**Written task**
Gather all lines with "this" from the records.

**Data provided**
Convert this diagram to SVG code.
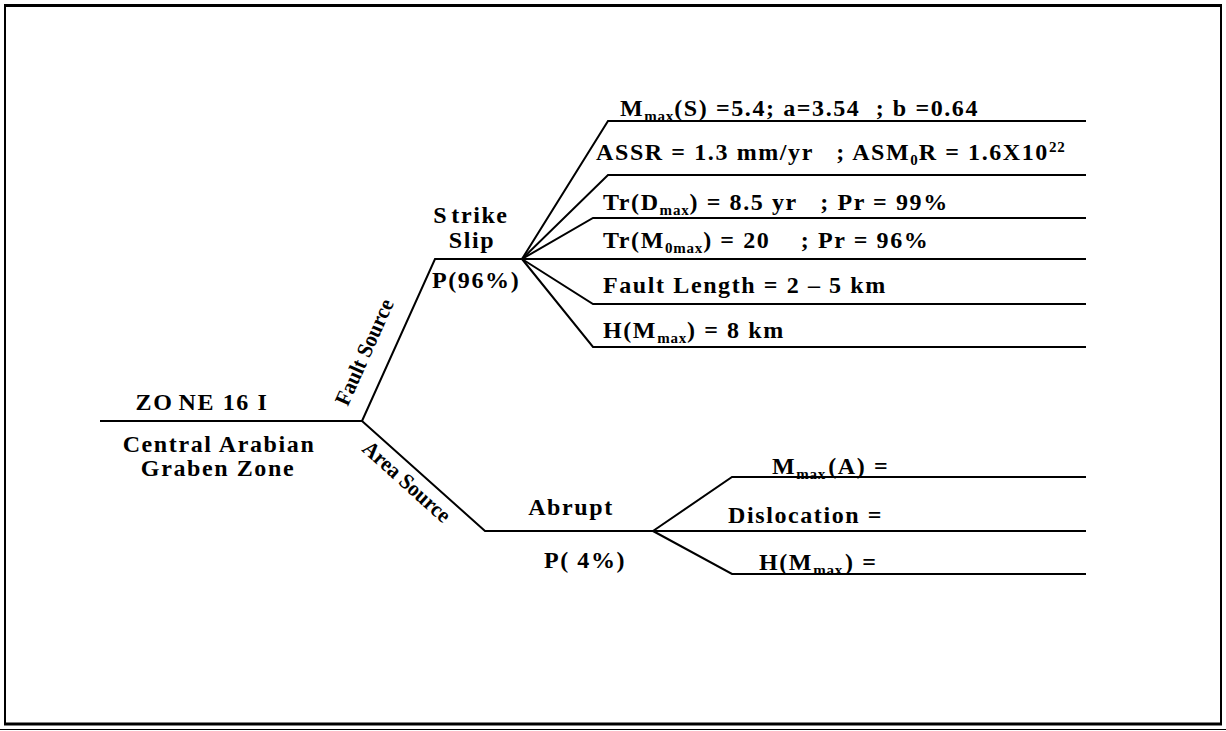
<svg xmlns="http://www.w3.org/2000/svg" width="1226" height="731" viewBox="0 0 1226 731">
<style>
.t{font-family:"Liberation Serif","Times New Roman",serif;font-weight:bold;font-size:24px;letter-spacing:1.6px;fill:#000}
.c{text-anchor:middle}
.s{font-size:15px;letter-spacing:0.8px}
.r{font-family:"Liberation Serif","Times New Roman",serif;font-weight:bold;font-size:22px;fill:#000;text-anchor:middle}
.ln{stroke:#000;stroke-width:2;fill:none;stroke-linejoin:miter}
</style>
<rect x="0" y="0" width="1226" height="731" fill="#fff"/>
<g id="frame">
<line x1="5" y1="5.5" x2="1222" y2="5.5" stroke="#000" stroke-width="3"/>
<line x1="5" y1="4" x2="5" y2="725" stroke="#000" stroke-width="2"/>
<line x1="1221" y1="4" x2="1221" y2="725" stroke="#000" stroke-width="2"/>
<line x1="4" y1="724" x2="1222" y2="724" stroke="#000" stroke-width="3"/>
<line x1="0" y1="729.5" x2="1226" y2="729.5" stroke="#000" stroke-width="1"/>
</g>
<g id="connectors">
<polyline class="ln" points="100,421 362,421"/>
<polyline class="ln" points="362,421 435,259 522,259"/>
<polyline class="ln" points="362,421 485,531 653,531"/>
<polyline class="ln" points="522,259 608,121 1086,121"/>
<polyline class="ln" points="522,259 608,175 1086,175"/>
<polyline class="ln" points="522,259 593,218 1086,218"/>
<polyline class="ln" points="522,259 1086,259"/>
<polyline class="ln" points="522,259 593,304 1086,304"/>
<polyline class="ln" points="522,259 593,347 1086,347"/>
<polyline class="ln" points="653,531 732,477 1086,477"/>
<polyline class="ln" points="653,531 1086,531"/>
<polyline class="ln" points="653,531 732,574 1086,574"/>
</g>
<g id="zone">
<text class="t c" x="202" y="410">ZO<tspan dx="5">NE 16 I</tspan></text>
<text class="t c" x="219" y="452">Central Arabian</text>
<text class="t c" x="218" y="476">Graben Zone</text>
</g>
<g id="fault-source-label">
<text class="r" transform="translate(371,355) rotate(-66) scale(0.95,1)">Fault Source</text>
</g>
<g id="area-source-label">
<text class="r" transform="translate(402,487) rotate(42) scale(0.95,1)">Area Source</text>
</g>
<g id="strike-slip">
<text class="t c" x="471" y="223">S<tspan dx="3">trike</tspan></text>
<text class="t c" x="472" y="248">Slip</text>
<text class="t" x="432" y="288">P(96%)</text>
</g>
<g id="strike-params">
<text class="t" x="620" y="116" xml:space="preserve">M<tspan class="s" dy="5">max</tspan><tspan dy="-5">(S) =5.4; a=3.54  ; b =0.64</tspan></text>
<text class="t" x="596" y="160" xml:space="preserve">ASSR = 1.3 mm/yr   ; ASM<tspan class="s" dy="5">0</tspan><tspan dy="-5">R = 1.6X10</tspan><tspan class="s" dy="-8">22</tspan></text>
<text class="t" x="603" y="210" xml:space="preserve">Tr(D<tspan class="s" dy="5">max</tspan><tspan dy="-5">) = 8.5 yr   ; Pr = 99%</tspan></text>
<text class="t" x="603" y="248" xml:space="preserve">Tr(M<tspan class="s" dy="5">0max</tspan><tspan dy="-5">) = 20    ; Pr = 96%</tspan></text>
<text class="t" x="603" y="293">Fault Length = 2 – 5 km</text>
<text class="t" x="603" y="338">H(M<tspan class="s" dy="5">max</tspan><tspan dy="-5">) = 8 km</tspan></text>
</g>
<g id="abrupt">
<text class="t c" x="571" y="515">Abrupt</text>
<text class="t c" x="585" y="568">P( 4%)</text>
</g>
<g id="abrupt-params">
<text class="t" x="772" y="474">M<tspan class="s" dy="5">max</tspan><tspan dy="-5" dx="2">(A) =</tspan></text>
<text class="t" x="728" y="523">Dislocation =</text>
<text class="t" x="759" y="570">H(M<tspan class="s" dy="5">max</tspan><tspan dy="-5" dx="2">) =</tspan></text>
</g>
</svg>
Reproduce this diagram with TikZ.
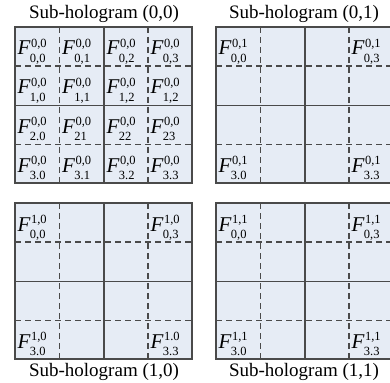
\documentclass[tikz,border=0pt]{standalone}
\usepackage{fontspec}
\setmainfont{Liberation Serif}
\definecolor{cellfill}{HTML}{E6ECF5}
\definecolor{gridline}{HTML}{4A4A4A}
\newcommand\Flab[2]{\textit{F}\kern0.4pt\rlap{\raisebox{7.5pt}{\fontsize{12.5}{12.5}\selectfont #1}}\kern-1.2pt\raisebox{-7.5pt}{\fontsize{12.5}{12.5}\selectfont #2}}
\tikzset{
  gridbox/.style={draw=gridline, line width=1.3pt, fill=cellfill},
  solidline/.style={draw=gridline, line width=1.1pt},
  dashline/.style={draw=gridline, line width=1.1pt, dash pattern=on 6pt off 4pt},
  flabel/.style={anchor=base west, inner sep=0pt, font=\fontsize{21}{21}\selectfont},
  title/.style={font=\fontsize{19}{19}\selectfont, inner sep=0pt}
}
\newcommand\subgrid[3]{% #1 name, #2 x0, #3 y0
  \begin{scope}[shift={(#2,#3)}]
    \path[gridbox] (0,0) rectangle (177,156);
    \draw[dashline] (44.5,0) -- (44.5,156);
    \draw[dashline] (133,0) -- (133,156);
    \draw[dashline] (0,39) -- (177,39);
    \draw[dashline] (0,117.5) -- (177,117.5);
    \draw[solidline] (89,0) -- (89,156);
    \draw[solidline] (0,78.5) -- (177,78.5);
    \path[gridbox, fill=none] (0,0) rectangle (177,156);
    \coordinate (#1c00) at (2.5,28);
    \coordinate (#1c01) at (47,28);
    \coordinate (#1c02) at (91.5,28);
    \coordinate (#1c03) at (135.5,28);
    \coordinate (#1c10) at (2.5,67);
    \coordinate (#1c11) at (47,67);
    \coordinate (#1c12) at (91.5,67);
    \coordinate (#1c13) at (135.5,67);
    \coordinate (#1c20) at (2.5,106.5);
    \coordinate (#1c21) at (47,106.5);
    \coordinate (#1c22) at (91.5,106.5);
    \coordinate (#1c23) at (135.5,106.5);
    \coordinate (#1c30) at (2.5,145);
    \coordinate (#1c31) at (47,145);
    \coordinate (#1c32) at (91.5,145);
    \coordinate (#1c33) at (135.5,145);
  \end{scope}}
\begin{document}
\begin{tikzpicture}[x=1pt,y=-1pt]
\useasboundingbox (0,0) rectangle (390,382);
\subgrid{a}{15}{27}
\subgrid{b}{216}{27}
\subgrid{c}{15}{203}
\subgrid{d}{216}{203}
% titles
\node[title] (ta) at (104,14) {Sub-hologram (0,0)};
\node[title] (tb) at (304,14) {Sub-hologram (0,1)};
\node[title] (tc) at (104,372) {Sub-hologram (1,0)};
\node[title] (td) at (304,372) {Sub-hologram (1,1)};
% grid (0,0)
\node[flabel] (a00) at (ac00) {\Flab{0,0}{0,0}};
\node[flabel] (a01) at (ac01) {\Flab{0,0}{0,1}};
\node[flabel] (a02) at (ac02) {\Flab{0,0}{0,2}};
\node[flabel] (a03) at (ac03) {\Flab{0,0}{0,3}};
\node[flabel] (a10) at (ac10) {\Flab{0,0}{1,0}};
\node[flabel] (a11) at (ac11) {\Flab{0,0}{1,1}};
\node[flabel] (a12) at (ac12) {\Flab{0,0}{1,2}};
\node[flabel] (a13) at (ac13) {\Flab{0,0}{1,2}};
\node[flabel] (a20) at (ac20) {\Flab{0,0}{2.0}};
\node[flabel] (a21) at (ac21) {\Flab{0,0}{21}};
\node[flabel] (a22) at (ac22) {\Flab{0,0}{22}};
\node[flabel] (a23) at (ac23) {\Flab{0,0}{23}};
\node[flabel] (a30) at (ac30) {\Flab{0,0}{3.0}};
\node[flabel] (a31) at (ac31) {\Flab{0,0}{3.1}};
\node[flabel] (a32) at (ac32) {\Flab{0,0}{3.2}};
\node[flabel] (a33) at (ac33) {\Flab{0,0}{3.3}};
% grid (0,1)
\node[flabel] (b00) at (bc00) {\Flab{0,1}{0,0}};
\node[flabel] (b03) at (bc03) {\Flab{0,1}{0,3}};
\node[flabel] (b30) at (bc30) {\Flab{0,1}{3.0}};
\node[flabel] (b33) at (bc33) {\Flab{0,1}{3.3}};
% grid (1,0)
\node[flabel] (c00) at (cc00) {\Flab{1,0}{0,0}};
\node[flabel] (c03) at (cc03) {\Flab{1,0}{0,3}};
\node[flabel] (c30) at (cc30) {\Flab{1,0}{3.0}};
\node[flabel] (c33) at (cc33) {\Flab{1.0}{3.3}};
% grid (1,1)
\node[flabel] (d00) at (dc00) {\Flab{1,1}{0,0}};
\node[flabel] (d03) at (dc03) {\Flab{1,1}{0,3}};
\node[flabel] (d30) at (dc30) {\Flab{1,1}{3.0}};
\node[flabel] (d33) at (dc33) {\Flab{1,1}{3.3}};
\end{tikzpicture}
\end{document}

**Task answer**
Convert this diagram to SVG code.
Reproduce this diagram with TikZ.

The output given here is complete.